I will of course update everyone as and when I get any news and progress on this research.
If anyone has any suitable school type photo's at all could they please get in touch with Peter.
Regards to Everyone.... Griff.
News and Views:
A fire last month caused extensive damage to the Philadelphia studios used by Parkway Records to record Chubby Checker's "The Twist" as well as Cameo Records artists like Bobby Rydel.
On this day 27th March 1960-1965
On 27/03/1960 the number one single was Running Bear - Johnny Preston and the number one album was South Pacific Soundtrack. The top rated TV show was Wagon Train (ITV) and the box office smash was Psycho. A pound of today's money was worth £13.68 and Burnley were on the way to becoming the Season's Division 1 champions.
On 27/03/1961 the number one single was Wooden Heart - Elvis Presley and the number one album was GI Blues - Elvis Presley. The top rated TV show was The Dickie Henderson Show (AR) and the box office smash was One Hundred and One Dalmations. A pound of today's money was worth £13.25 and Tottenham Hotspur were on the way to becoming the Season's Division 1 champions.

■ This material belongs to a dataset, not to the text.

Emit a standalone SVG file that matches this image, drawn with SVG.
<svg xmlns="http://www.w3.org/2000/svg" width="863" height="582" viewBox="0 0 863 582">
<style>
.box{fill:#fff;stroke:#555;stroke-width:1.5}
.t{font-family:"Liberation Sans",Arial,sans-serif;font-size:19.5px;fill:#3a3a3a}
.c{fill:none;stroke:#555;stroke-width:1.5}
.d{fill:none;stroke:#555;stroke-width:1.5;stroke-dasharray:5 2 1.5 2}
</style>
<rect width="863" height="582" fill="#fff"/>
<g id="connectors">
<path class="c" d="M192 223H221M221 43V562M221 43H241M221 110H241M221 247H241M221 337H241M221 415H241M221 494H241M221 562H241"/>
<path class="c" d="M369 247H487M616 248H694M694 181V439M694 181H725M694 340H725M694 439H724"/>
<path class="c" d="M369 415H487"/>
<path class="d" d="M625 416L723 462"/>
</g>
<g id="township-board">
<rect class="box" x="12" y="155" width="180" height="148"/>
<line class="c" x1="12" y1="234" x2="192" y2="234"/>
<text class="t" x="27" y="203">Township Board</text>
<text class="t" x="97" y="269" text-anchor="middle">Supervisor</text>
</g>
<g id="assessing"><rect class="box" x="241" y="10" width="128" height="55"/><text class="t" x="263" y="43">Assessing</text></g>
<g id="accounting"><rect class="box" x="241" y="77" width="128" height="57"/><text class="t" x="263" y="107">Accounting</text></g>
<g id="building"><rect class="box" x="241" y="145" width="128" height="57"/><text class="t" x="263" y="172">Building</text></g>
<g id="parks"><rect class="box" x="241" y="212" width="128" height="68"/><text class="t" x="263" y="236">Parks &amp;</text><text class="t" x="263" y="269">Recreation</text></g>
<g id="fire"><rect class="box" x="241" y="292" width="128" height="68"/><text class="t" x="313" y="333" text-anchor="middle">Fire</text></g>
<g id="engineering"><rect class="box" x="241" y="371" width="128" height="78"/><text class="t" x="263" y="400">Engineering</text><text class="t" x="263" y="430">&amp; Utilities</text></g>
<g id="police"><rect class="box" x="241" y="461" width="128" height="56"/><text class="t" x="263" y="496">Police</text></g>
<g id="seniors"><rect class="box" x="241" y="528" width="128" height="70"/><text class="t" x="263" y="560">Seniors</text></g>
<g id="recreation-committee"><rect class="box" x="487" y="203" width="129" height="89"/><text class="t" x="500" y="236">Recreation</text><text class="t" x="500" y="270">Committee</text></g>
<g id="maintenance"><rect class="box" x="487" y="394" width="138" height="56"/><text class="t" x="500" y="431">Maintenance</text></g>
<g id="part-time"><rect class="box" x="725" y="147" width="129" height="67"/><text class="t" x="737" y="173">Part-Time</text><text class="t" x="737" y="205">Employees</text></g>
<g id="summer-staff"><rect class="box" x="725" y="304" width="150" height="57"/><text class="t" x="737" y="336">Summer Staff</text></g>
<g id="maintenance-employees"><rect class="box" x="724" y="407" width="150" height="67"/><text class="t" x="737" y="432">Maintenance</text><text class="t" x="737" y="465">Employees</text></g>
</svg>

On 27/03/1962 the number one single was Wonderful Land - The Shadows and the number one album was Blue Hawaii - Elvis Presley. The top rated TV show was Coronation Street (Granada) and the box office smash was Lawrence of Arabia. A pound of today's money was worth £12.89 and Ipswich Town were on the way to becoming the Season's Division 1 champions.
On 27/03/1963 the number one single was Summer Holiday - Cliff Richard & the Shadows and the number one album was Summer Holiday - Cliff Richard & the Shadows. The top rated TV show was Coronation Street (Granada) and the box office smash was The Great Escape. A pound of today's money was worth £12.64 and Everton were on the way to becoming the Season's Division 1 champions
On 27/03/1964 the number one single was Little Children - Billy J Kramer and the number one album was With the Beatles - The Beatles. The top rated TV show was Coronation Street (Granada) and the box office smash was Dr Strangelove. A pound of today's money was worth £12.24 and Liverpool were on the way to becoming the Season's Division 1 champions. The big news story of the day was Earthquake hits Alaska.
On 27/03/1965 the number one single was The Last Time - Rolling Stones and the number one album was Rolling Stones Number 2 - The Rolling Stones. The top rated TV show was Coronation Street (Granada) and the box office smash was The Sound of Music. A pound of today's money was worth £11.69 and Manchester United were on the way to becoming the Season's Division 1 champions.